Premature Emotional Involvement
Perhaps the very first issue I saw with dating years ago was the fact that dating requires two people to become emotionally involved before they ever have the chance to fully evaluate the situation. Romance is blinding. Sometimes it’s hard to see past the moonlight and roses, and the truth often gets overlooked. As a result, people often get married only to realize that they didn’t marry the person they thought they were marrying. Too often, people base their decision to get married on the butterflies in their stomach instead of using their God-given ability to rationally think things through. The modern-American dating concept only makes it that much harder not to think with such a mindset.

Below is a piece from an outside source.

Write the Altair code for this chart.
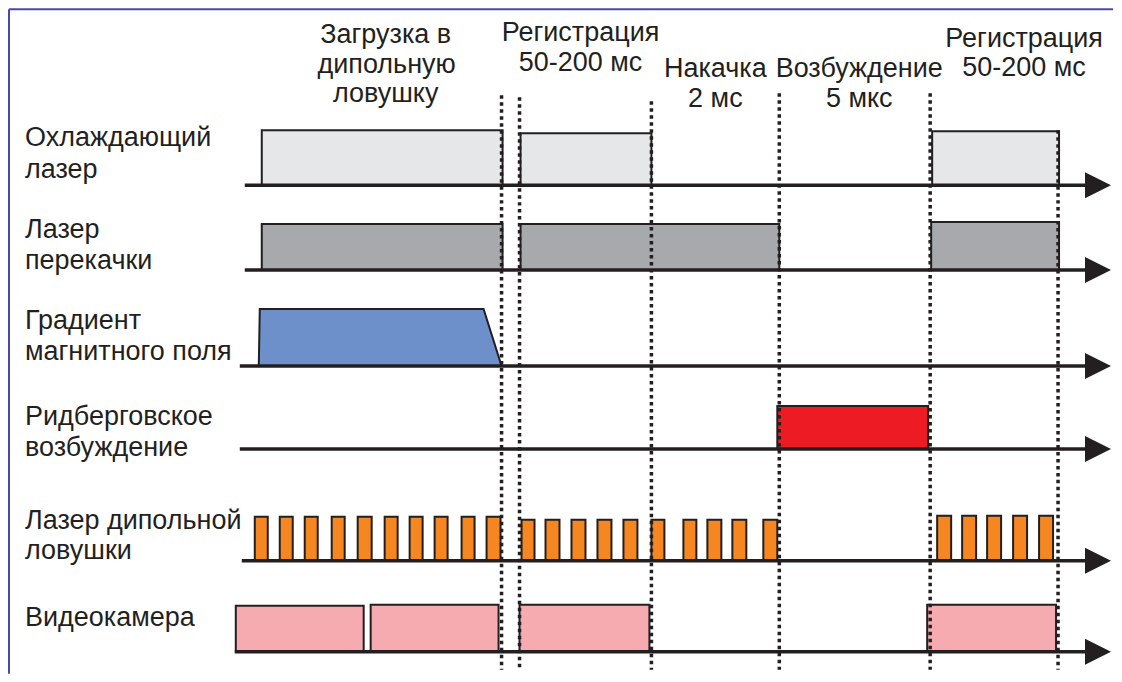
import altair as alt
import pandas as pd

# ---- data (x: schematic time, y: vertical position, downward) ----
row_names = ["cool", "repump", "grad", "ryd", "dipole", "camera"]
row_base = [185, 270, 366, 449, 561, 652]
row_start = [245, 245, 240, 240, 242, 235]
row_fill = ["#e6e7e8", "#a7a9ac", "#6d8fca", "#ed1c24", "#f6861f", "#f6abb0"]

# pulses: start, end, top
cool_pulses = [(262, 503, 130), (521, 652, 133), (933, 1060, 131)]
repump_pulses = [(262, 503, 224), (521, 780, 224), (932, 1060, 222)]
ryd_pulses = [(778, 929, 406)]
dip_starts = [255, 280, 305, 332, 358, 385, 410, 435, 462, 487,
              522, 546, 572, 598, 624, 652, 684, 708, 733, 764,
              938, 963, 988, 1014, 1040]
dip_ends = [268, 293, 318, 345, 372, 398, 423, 448, 475, 501,
            535, 560, 586, 612, 638, 665, 697, 722, 747, 778,
            952, 977, 1002, 1028, 1054]
dip_tops = [517] * 10 + [520] * 10 + [516] * 5
cam_pulses = [(236, 364, 606), (371, 499, 605), (520, 650, 605), (928, 1057, 605)]

grad_x = [259, 260, 484, 502]
grad_y = [366, 309, 309, 366]

dotted_x = [502, 520, 652, 780, 931, 1059]
dotted_top = [95, 97, 101, 93, 93, 130]
dotted_bottom = 670

row_labels = [
    ("Охлаждающий", 138), ("лазер", 170),
    ("Лазер", 230), ("перекачки", 261),
    ("Градиент", 321), ("магнитного поля", 352),
    ("Ридберговское", 417), ("возбуждение", 448),
    ("Лазер дипольной", 521), ("ловушки", 551),
    ("Видеокамера", 618),
]
phase_labels = [
    ("Загрузка в", 386, 35), ("дипольную", 387, 65), ("ловушку", 386, 94),
    ("Регистрация", 581, 33), ("50-200 мс", 581, 63),
    ("Накачка", 716, 69), ("2 мс", 716, 99),
    ("Возбуждение", 860, 69), ("5 мкс", 860, 99),
    ("Регистрация", 1025, 39), ("50-200 мс", 1025, 68),
]

# ---- build tables ----
pulse_rows = []
for s, e, t in cool_pulses:
    pulse_rows.append(dict(row="cool", x=s, x2=e, y=t, y2=row_base[0]))
for s, e, t in repump_pulses:
    pulse_rows.append(dict(row="repump", x=s, x2=e, y=t, y2=row_base[1]))
for s, e, t in ryd_pulses:
    pulse_rows.append(dict(row="ryd", x=s, x2=e, y=t, y2=row_base[3]))
for s, e, t in zip(dip_starts, dip_ends, dip_tops):
    pulse_rows.append(dict(row="dipole", x=s, x2=e, y=t, y2=row_base[4]))
for s, e, t in cam_pulses:
    pulse_rows.append(dict(row="camera", x=s, x2=e, y=t, y2=row_base[5]))
pulses = pd.DataFrame(pulse_rows)

grad = pd.DataFrame(dict(x=grad_x, y=grad_y, y2=[row_base[2]] * 4))
axes_df = pd.DataFrame(dict(row=row_names, x=row_start, x2=[1090] * 6, y=row_base, tip=[1099] * 6))
dots = pd.DataFrame(dict(x=dotted_x, y=dotted_top, y2=[dotted_bottom] * 6))
rl = pd.DataFrame([dict(text=t, x=25, y=y) for t, y in row_labels])
pl = pd.DataFrame([dict(text=t, x=x, y=y) for t, x, y in phase_labels])
frame_v = pd.DataFrame(dict(x=[9], y=[9], y2=[674]))
frame_h = pd.DataFrame(dict(x=[9], x2=[1114], y=[9]))


def XX(field="x"):
    return alt.X(f"{field}:Q", scale=alt.Scale(domain=[8, 1114]), axis=None)


def YY(field="y"):
    return alt.Y(f"{field}:Q", scale=alt.Scale(domain=[8, 674], reverse=True), axis=None)


INK = "#231f20"
FONT = "Liberation Sans"
FRAME = "#4a4aa6"
FS = 27

pulse_layer = alt.Chart(pulses).mark_rect(stroke=INK, strokeWidth=2).encode(
    x=XX(), x2="x2:Q", y=YY(), y2="y2:Q",
    fill=alt.Fill("row:N", scale=alt.Scale(domain=row_names, range=row_fill), legend=None),
)
grad_layer = alt.Chart(grad).mark_area(stroke=INK, strokeWidth=2, fill="#6d8fca", opacity=1).encode(
    x=XX(), y=YY(), y2="y2:Q"
)
axis_layer = alt.Chart(axes_df).mark_rule(color=INK, strokeWidth=3.5).encode(
    x=XX(), x2="x2:Q", y=YY()
)
arrow_layer = alt.Chart(axes_df).mark_point(
    shape="M-1,-1L1,0L-1,1Z", size=676, filled=True, color=INK, opacity=1, strokeWidth=0
).encode(x=XX("tip"), y=YY())
dot_layer = alt.Chart(dots).mark_rule(color=INK, strokeWidth=3.5, strokeDash=[3.5, 3.5]).encode(
    x=XX(), y=YY(), y2="y2:Q"
)
row_text = alt.Chart(rl).mark_text(align="left", baseline="middle", font=FONT, fontSize=FS, color=INK).encode(
    x=XX(), y=YY(), text="text:N"
)
phase_text = alt.Chart(pl).mark_text(align="center", baseline="middle", font=FONT, fontSize=FS, color=INK).encode(
    x=XX(), y=YY(), text="text:N"
)
fv = alt.Chart(frame_v).mark_rule(color=FRAME, strokeWidth=2).encode(
    x=XX(), y=YY(), y2="y2:Q"
)
fh = alt.Chart(frame_h).mark_rule(color=FRAME, strokeWidth=2).encode(
    x=XX(), x2="x2:Q", y=YY()
)

chart = alt.layer(
    fv, fh, pulse_layer, grad_layer, axis_layer, arrow_layer, dot_layer, row_text, phase_text
).properties(
    width=1106, height=666, padding=0, background="white"
).configure_view(stroke=None)

chart.save("out.html", embed_options={"renderer": "svg", "actions": False})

Dating also requires us to store up years of needless baggage, and then somehow expects us to forget all about it when we finally tie the knot. If you’re like me, however, you find that hard to do. The way I see it, if those relationships aren’t going to mean anything to you once you eventually get married to someone else, why waste your time on them now? I don’t know about you, but I don’t want to marry someone who’s been passed around like a Gatorade bottle in a football huddle. Likewise, I don’t want my future wife to have to marry a used husband, either.

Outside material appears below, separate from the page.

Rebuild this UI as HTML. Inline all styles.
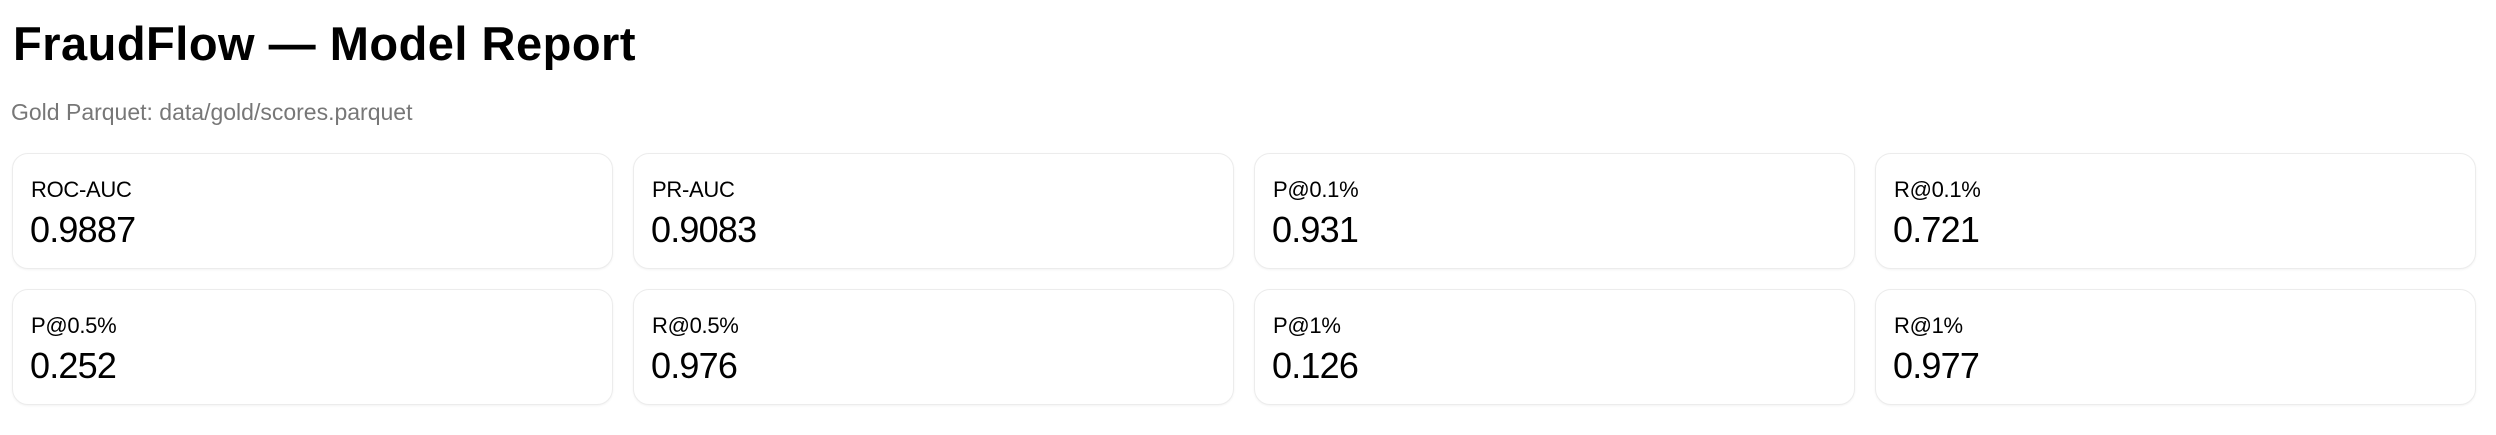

I remember reading a story in the book I Kissed Dating Goodbye about a young lady who had a dream about her wedding day. It was more like a nightmare, really. She and her soon to be husband were standing at the marriage altar when various other women started walking forward, one at a time, and standing by her fiancé’s side. When she asked who these women were, he responded (my paraphrase), “These are all the women I gave a piece of my heart to.” I can imagine her standing there thinking, “What is there left for me”? That is what dating does.
Forming a Divorce Mindset
Lastly, dating sets us up for a divorce mindset. It requires us to enter into each new relationship with an end in sight, thinking, “Well, if it doesn’t work out, there’s always other fish in the sea.” Unfortunately, this mindset often carries over into marriage, as well. Dating doesn’t prepare us to enter into marriage with an attitude of unconditional, sacrificial love. Dating prepares us to stick around only until the other person violates our trust, and then it’s time to move on. But folks, that’s not how God designed marriage to work. God designed marriage to be an ever-present reminder of Christ’s relationship with the church, and He’s certainly in it for the long haul.
No. I’m done with dating and superficiality. I’m perfectly fine with waiting until God says I can enjoy the real thing. What I’ve laid out for you here today is certainly not an exhaustive list, but it should at least give you a good idea as to why I’ve said a quick, polite “no thank you” to dating for going on six years now. I’ve come to believe that romance is meant for marriage alone, and I plan to keep it that way. No, it doesn’t mean I’m lonely because I’m “alone.” It just means I’m waiting for the right one to spend all of my time with. Others have settled and bear the scars. Don’t do the same.